Em meus primeiros anos no Recife, início da década de 1960, costumava ouvir, em programas radiofônicos, matéria promocional dos usineiros de açúcar, que repetia o bordão: “Quarenta e seis usinas representam a própria economia do Estado”. E era verdade. Hoje, passado mais de meio século, quando restam ativas menos da metade dessas usinas, e o açúcar deixou de ser o primeiro produto de exportação do Estado, a realidade é bem outra.
Também nas regiões do Agreste e do Sertão, os grandes latifúndios de criação extensiva de gado têm perdido importância. Uma pecuária mais racional começa a prevalecer, a agricultura irrigada ganha espaço onde é viável, outras formas de atividade econômica empregadora de mão de obra vão surgindo. Entre estas, o turismo bucólico, religioso ou de aventuras: Gravatá, Taquaritinga, Triunfo, o Brejo Paraibano, Nova Jerusalém, a Pedra da Boca, a Serra Negra, o Vale do Catimbau, os sítios arqueológicos do Piauí. Mas o caso emblemático é mesmo o do Lajedo do Pai Mateus, do município de Cabaceiras, na sub-região mais seca do Nordeste, o Cariri Paraibano, que se converteu em centro de produção cinematográfica.

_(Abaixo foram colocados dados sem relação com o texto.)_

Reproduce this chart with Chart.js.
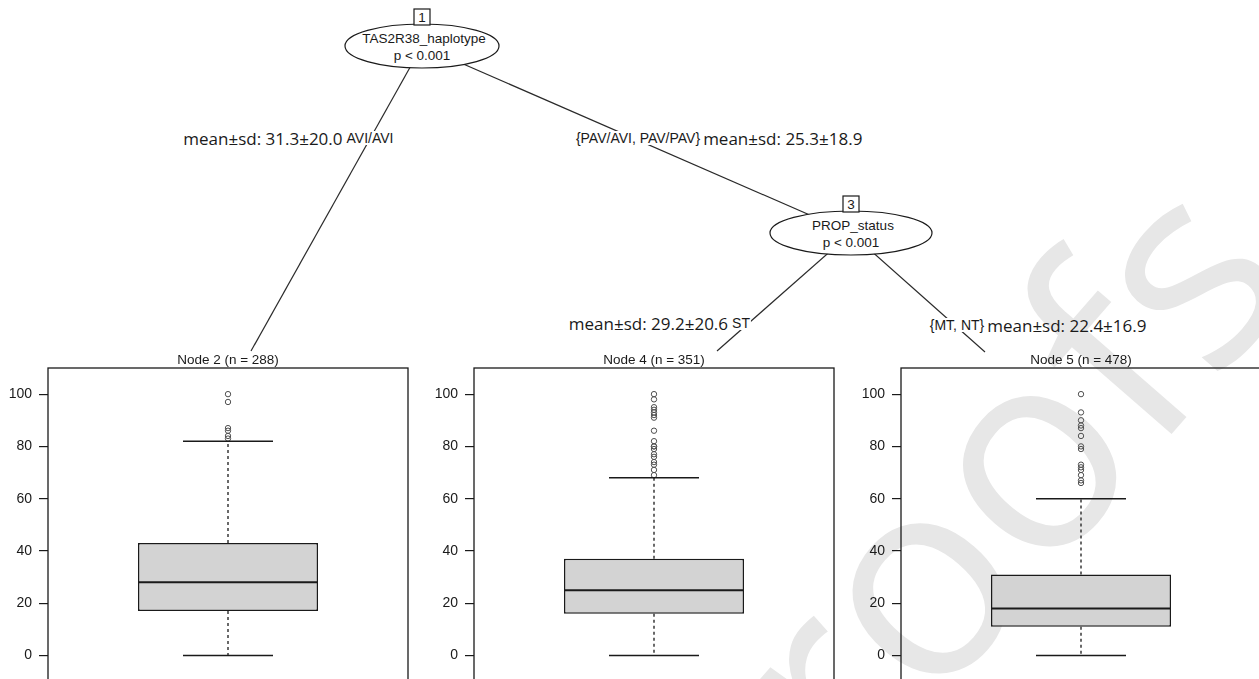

Vale lembrar que o perfil de usineiros e grandes fazendeiros não diferia muito. Ambos eram “senhores de baraço e cutelo”, pouco valendo o matiz de industriais dos primeiros. Os fornecedores de cana, então, antigos donos de engenho decaídos, eram ainda mais reacionários. As reivindicações dos camponeses consistiam, basicamente, no fim do “cambão” (dia de trabalho gratuito para o dono da terra) e da “meia” (entrega ao patrão de metade da colheita). As dos trabalhadores agrícolas da Zona da Mata, o simples cumprimento da legislação trabalhista, então recentemente estendida ao campo. Para isso, multidões se deslocavam para fazendas ou cidades, retirando-se ao final do dia, famintas e extenuadas.
Foi diante desse quadro que o velho PCB formulou a sua linha política: a fase da “revolução brasileira” era “anti-imperialista e antifeudal”. Só vencida essa etapa, em que tínhamos a “burguesia nacional” como aliada, é que se poderia lutar pelo socialismo.
Passados tantos anos, que cenário se nos apresenta? Falar em imperialismo saiu de moda, seja porque nossos governos já não são tão subservientes ao “império”, seja porque crescemos industrialmente e temos também as nossas multinacionais, seja enfim porque capitalistas nacionais e estrangeiros não mais se diferenciam. Casos típicos de empresários brasileiros em confronto com americanos, como os de José Ermírio de Morais e Herberto Ramos, já não se verificam. Por outro lado, as relações feudais no campo parecem extintas, e o poder político de usineiros e “terratenientes” está em franco declínio. Temos ali agora uma liderança mais civilizada.
Vivemos, portanto, um novo capítulo da história das relações entre cidade e campo. Este agora, num contexto de modernização, se nos apresenta com duas faces: o agronegócio e a agricultura familiar. Embora ainda ocorram conflitos, nem os “terratenientes” nordestinos têm mais a antiga truculência, nem os camponeses têm o mesmo perfil de antes. Em lugar das faces encovadas, dos chapéus rotos de palha dos que varavam o dia, sem comer, em caminhadas de protesto, vemos gente robusta, em trajes urbanos, devidamente abastecida por um razoável sistema de logística, invadindo terras supostamente improdutivas, ou então – o que é lamentável – destruindo imóveis públicos e laboratórios de pesquisa.
Não é nosso propósito apresentar aqui fórmulas de gestão desses conflitos. Uma coisa é certa: como não parece razoável ter-se como meta uma produção agrícola nacional totalmente apoiada em culturas de subsistência, deverá haver espaço para ambas as alternativas: o agronegócio e a agricultura familiar.
Nosso ponto é apenas o seguinte: o “coronelismo” conservador e arbitrário do nosso mundo rural é coisa do passado.